Stated exercise >> Will you output all of the data below exactly, omitting the images?

Given information >>
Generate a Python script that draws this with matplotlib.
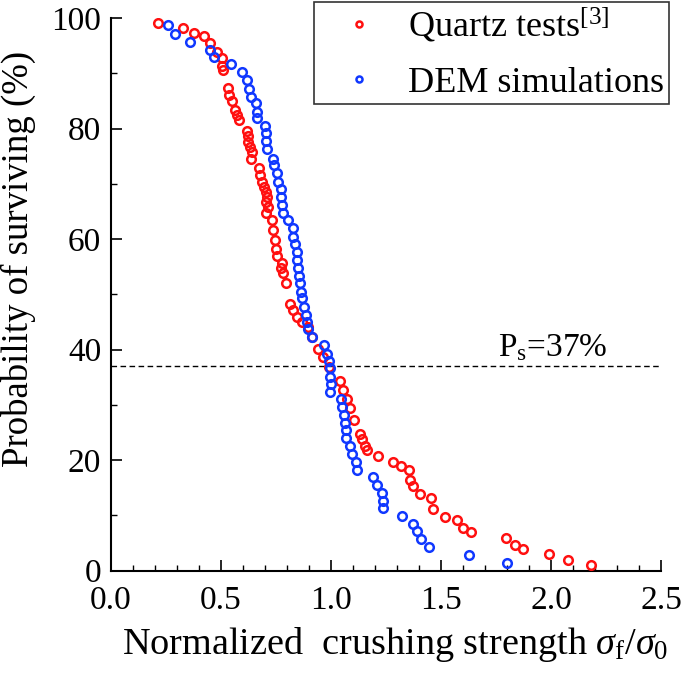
import matplotlib
matplotlib.use("Agg")
import matplotlib.pyplot as plt

plt.rcParams['font.family'] = ['Liberation Serif', 'DejaVu Serif']
plt.rcParams['mathtext.fontset'] = 'custom'
plt.rcParams['mathtext.rm'] = 'Liberation Serif'
plt.rcParams['mathtext.it'] = 'Liberation Serif:italic'

# Quartz tests [3]
quartz_x = [0.215, 0.329, 0.377, 0.423, 0.45, 0.484, 0.503, 0.505, 0.51,
            0.533, 0.538, 0.549, 0.564, 0.571, 0.583, 0.617, 0.621, 0.624,
            0.632, 0.642, 0.635, 0.673, 0.677, 0.685, 0.695, 0.703, 0.708,
            0.703, 0.715, 0.705, 0.73, 0.738, 0.745, 0.75, 0.753, 0.776,
            0.771, 0.783, 0.795, 0.814, 0.829, 0.844, 0.87, 0.897, 0.912,
            0.942, 0.965, 0.99, 1.041, 1.056, 1.071, 1.086, 1.105, 1.132,
            1.14, 1.155, 1.165, 1.215, 1.28, 1.317, 1.356, 1.359, 1.371,
            1.405, 1.453, 1.465, 1.516, 1.571, 1.599, 1.635, 1.795, 1.836,
            1.874, 1.99, 2.079, 2.18]
quartz_y = [99.2, 98.2, 97.4, 96.7, 95.5, 93.9, 92.8, 91.4, 90.6,
            87.3, 86.1, 85.0, 83.4, 82.5, 81.5, 79.6, 78.6, 77.5,
            76.6, 75.7, 74.5, 72.8, 71.6, 70.4, 69.5, 68.6, 67.7,
            66.8, 65.8, 64.7, 63.5, 61.7, 59.9, 58.3, 57.0, 55.6,
            54.7, 53.8, 52.0, 48.3, 47.2, 46.0, 45.0, 44.1, 42.3,
            40.2, 38.6, 36.8, 34.3, 32.7, 31.1, 29.4, 27.3, 24.8,
            23.9, 22.5, 21.8, 20.7, 19.7, 18.9, 18.2, 16.4, 15.3,
            13.9, 13.1, 11.1, 9.7, 9.1, 7.8, 7.0, 5.9, 4.7,
            3.9, 3.0, 1.9, 1.1]

# DEM simulations
dem_x = [0.26, 0.289, 0.359, 0.45, 0.468, 0.544, 0.595, 0.62, 0.629, 0.636,
         0.659, 0.664, 0.662, 0.70, 0.705, 0.705, 0.708, 0.735, 0.741, 0.753,
         0.76, 0.771, 0.775, 0.776, 0.78, 0.806, 0.829, 0.829, 0.836, 0.844,
         0.847, 0.851, 0.856, 0.859, 0.862, 0.867, 0.877, 0.886, 0.89, 0.897,
         0.912, 0.968, 0.98, 0.992, 0.995, 0.995, 0.998, 0.995, 1.045, 1.049,
         1.057, 1.064, 1.068, 1.068, 1.086, 1.094, 1.114, 1.12, 1.192, 1.21,
         1.23, 1.238, 1.238, 1.321, 1.374, 1.392, 1.409, 1.444, 1.629, 1.80]
dem_y = [98.8, 97.2, 95.7, 94.3, 92.9, 91.7, 90.3, 88.8, 87.1, 85.7,
         84.6, 83.1, 81.9, 80.4, 79.2, 77.7, 76.4, 74.6, 73.4, 71.9,
         70.4, 69.0, 67.7, 66.2, 64.8, 63.5, 62.0, 60.4, 59.2, 57.7,
         56.2, 54.7, 53.3, 52.0, 50.5, 49.3, 47.8, 46.3, 45.1, 43.7,
         42.3, 40.8, 39.3, 38.0, 36.6, 35.1, 33.8, 32.4, 31.0, 29.6,
         28.2, 26.8, 25.4, 24.1, 22.5, 21.2, 19.7, 18.3, 17.0, 15.5,
         14.1, 12.6, 11.3, 9.9, 8.5, 7.1, 5.7, 4.3, 2.9, 1.4]

ps_level = 37
x_ticks = [0.0, 0.5, 1.0, 1.5, 2.0, 2.5]
y_ticks = [0, 20, 40, 60, 80, 100]

fig = plt.figure(figsize=(6.85, 6.73), dpi=100)
ax = fig.add_axes([0.162, 0.152, 0.803, 0.821])

red = '#ff1010'
blue = '#1038ff'
ax.plot(quartz_x, quartz_y, 'o', ms=6.2, mfc='none', mec=red, mew=1.8,
        label=r'Quartz tests$^{[3]}$', zorder=3)
ax.plot(dem_x, dem_y, 'o', ms=6.2, mfc='none', mec=blue, mew=1.8,
        label='DEM simulations', zorder=4)

ax.axhline(ps_level, color='black', lw=1.0, ls=(0, (4, 2.5)), zorder=2)
ax.text(1.76, 38.8, r'P$_{\rm s}$=37%', fontsize=24,
        ha='left', va='baseline')

ax.set_xlim(0, 2.5)
ax.set_ylim(0, 100)
ax.set_xticks(x_ticks)
ax.set_xticklabels([f'{v:.1f}' for v in x_ticks])
ax.set_yticks(y_ticks)
ax.set_xticks([i * 0.1 for i in range(26)], minor=True)
ax.set_yticks(list(range(0, 101, 10)), minor=True)

for s in ['top', 'right']:
    ax.spines[s].set_visible(False)
for s in ['left', 'bottom']:
    ax.spines[s].set_linewidth(1.5)

ax.tick_params(which='major', direction='in', length=8, width=1.2,
               labelsize=24)
ax.tick_params(axis='x', which='major', pad=11)
ax.tick_params(axis='y', which='major', pad=7)
ax.tick_params(which='minor', direction='in', length=4.3, width=1.0)

ax.set_xlabel(r'Normalized  crushing strength $\it{\sigma}_{\rm f}/\it{\sigma}_{\rm 0}$',
              fontsize=27.5)
ax.xaxis.set_label_coords(0.516, -0.098)
ax.set_ylabel('Probability of surviving (%)', fontsize=26.5)
ax.yaxis.set_label_coords(-0.136, 0.565)

leg = ax.legend(loc='upper right', bbox_to_anchor=(0.976, 0.997),
                bbox_transform=fig.transFigure, fontsize=26, frameon=True,
                fancybox=False, edgecolor='black', markerscale=0.7,
                handletextpad=0.25, borderpad=0.12, labelspacing=0.6,
                handlelength=2.25, borderaxespad=0)
leg.get_frame().set_linewidth(1.2)

fig.savefig('out.png', dpi=100)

Expected answer >>
Generate a Python script that draws this with matplotlib.
import matplotlib
matplotlib.use("Agg")
import matplotlib.pyplot as plt

plt.rcParams['font.family'] = ['Liberation Serif', 'DejaVu Serif']
plt.rcParams['mathtext.fontset'] = 'custom'
plt.rcParams['mathtext.rm'] = 'Liberation Serif'
plt.rcParams['mathtext.it'] = 'Liberation Serif:italic'

# Quartz tests [3]
quartz_x = [0.215, 0.329, 0.377, 0.423, 0.45, 0.484, 0.503, 0.505, 0.51,
            0.533, 0.538, 0.549, 0.564, 0.571, 0.583, 0.617, 0.621, 0.624,
            0.632, 0.642, 0.635, 0.673, 0.677, 0.685, 0.695, 0.703, 0.708,
            0.703, 0.715, 0.705, 0.73, 0.738, 0.745, 0.75, 0.753, 0.776,
            0.771, 0.783, 0.795, 0.814, 0.829, 0.844, 0.87, 0.897, 0.912,
            0.942, 0.965, 0.99, 1.041, 1.056, 1.071, 1.086, 1.105, 1.132,
            1.14, 1.155, 1.165, 1.215, 1.28, 1.317, 1.356, 1.359, 1.371,
            1.405, 1.453, 1.465, 1.516, 1.571, 1.599, 1.635, 1.795, 1.836,
            1.874, 1.99, 2.079, 2.18]
quartz_y = [99.2, 98.2, 97.4, 96.7, 95.5, 93.9, 92.8, 91.4, 90.6,
            87.3, 86.1, 85.0, 83.4, 82.5, 81.5, 79.6, 78.6, 77.5,
            76.6, 75.7, 74.5, 72.8, 71.6, 70.4, 69.5, 68.6, 67.7,
            66.8, 65.8, 64.7, 63.5, 61.7, 59.9, 58.3, 57.0, 55.6,
            54.7, 53.8, 52.0, 48.3, 47.2, 46.0, 45.0, 44.1, 42.3,
            40.2, 38.6, 36.8, 34.3, 32.7, 31.1, 29.4, 27.3, 24.8,
            23.9, 22.5, 21.8, 20.7, 19.7, 18.9, 18.2, 16.4, 15.3,
            13.9, 13.1, 11.1, 9.7, 9.1, 7.8, 7.0, 5.9, 4.7,
            3.9, 3.0, 1.9, 1.1]

# DEM simulations
dem_x = [0.26, 0.289, 0.359, 0.45, 0.468, 0.544, 0.595, 0.62, 0.629, 0.636,
         0.659, 0.664, 0.662, 0.70, 0.705, 0.705, 0.708, 0.735, 0.741, 0.753,
         0.76, 0.771, 0.775, 0.776, 0.78, 0.806, 0.829, 0.829, 0.836, 0.844,
         0.847, 0.851, 0.856, 0.859, 0.862, 0.867, 0.877, 0.886, 0.89, 0.897,
         0.912, 0.968, 0.98, 0.992, 0.995, 0.995, 0.998, 0.995, 1.045, 1.049,
         1.057, 1.064, 1.068, 1.068, 1.086, 1.094, 1.114, 1.12, 1.192, 1.21,
         1.23, 1.238, 1.238, 1.321, 1.374, 1.392, 1.409, 1.444, 1.629, 1.80]
dem_y = [98.8, 97.2, 95.7, 94.3, 92.9, 91.7, 90.3, 88.8, 87.1, 85.7,
         84.6, 83.1, 81.9, 80.4, 79.2, 77.7, 76.4, 74.6, 73.4, 71.9,
         70.4, 69.0, 67.7, 66.2, 64.8, 63.5, 62.0, 60.4, 59.2, 57.7,
         56.2, 54.7, 53.3, 52.0, 50.5, 49.3, 47.8, 46.3, 45.1, 43.7,
         42.3, 40.8, 39.3, 38.0, 36.6, 35.1, 33.8, 32.4, 31.0, 29.6,
         28.2, 26.8, 25.4, 24.1, 22.5, 21.2, 19.7, 18.3, 17.0, 15.5,
         14.1, 12.6, 11.3, 9.9, 8.5, 7.1, 5.7, 4.3, 2.9, 1.4]

ps_level = 37
x_ticks = [0.0, 0.5, 1.0, 1.5, 2.0, 2.5]
y_ticks = [0, 20, 40, 60, 80, 100]

fig = plt.figure(figsize=(6.85, 6.73), dpi=100)
ax = fig.add_axes([0.162, 0.152, 0.803, 0.821])

red = '#ff1010'
blue = '#1038ff'
ax.plot(quartz_x, quartz_y, 'o', ms=6.2, mfc='none', mec=red, mew=1.8,
        label=r'Quartz tests$^{[3]}$', zorder=3)
ax.plot(dem_x, dem_y, 'o', ms=6.2, mfc='none', mec=blue, mew=1.8,
        label='DEM simulations', zorder=4)

ax.axhline(ps_level, color='black', lw=1.0, ls=(0, (4, 2.5)), zorder=2)
ax.text(1.76, 38.8, r'P$_{\rm s}$=37%', fontsize=24,
        ha='left', va='baseline')

ax.set_xlim(0, 2.5)
ax.set_ylim(0, 100)
ax.set_xticks(x_ticks)
ax.set_xticklabels([f'{v:.1f}' for v in x_ticks])
ax.set_yticks(y_ticks)
ax.set_xticks([i * 0.1 for i in range(26)], minor=True)
ax.set_yticks(list(range(0, 101, 10)), minor=True)

for s in ['top', 'right']:
    ax.spines[s].set_visible(False)
for s in ['left', 'bottom']:
    ax.spines[s].set_linewidth(1.5)

ax.tick_params(which='major', direction='in', length=8, width=1.2,
               labelsize=24)
ax.tick_params(axis='x', which='major', pad=11)
ax.tick_params(axis='y', which='major', pad=7)
ax.tick_params(which='minor', direction='in', length=4.3, width=1.0)

ax.set_xlabel(r'Normalized  crushing strength $\it{\sigma}_{\rm f}/\it{\sigma}_{\rm 0}$',
              fontsize=27.5)
ax.xaxis.set_label_coords(0.516, -0.098)
ax.set_ylabel('Probability of surviving (%)', fontsize=26.5)
ax.yaxis.set_label_coords(-0.136, 0.565)

leg = ax.legend(loc='upper right', bbox_to_anchor=(0.976, 0.997),
                bbox_transform=fig.transFigure, fontsize=26, frameon=True,
                fancybox=False, edgecolor='black', markerscale=0.7,
                handletextpad=0.25, borderpad=0.12, labelspacing=0.6,
                handlelength=2.25, borderaxespad=0)
leg.get_frame().set_linewidth(1.2)

fig.savefig('out.png', dpi=100)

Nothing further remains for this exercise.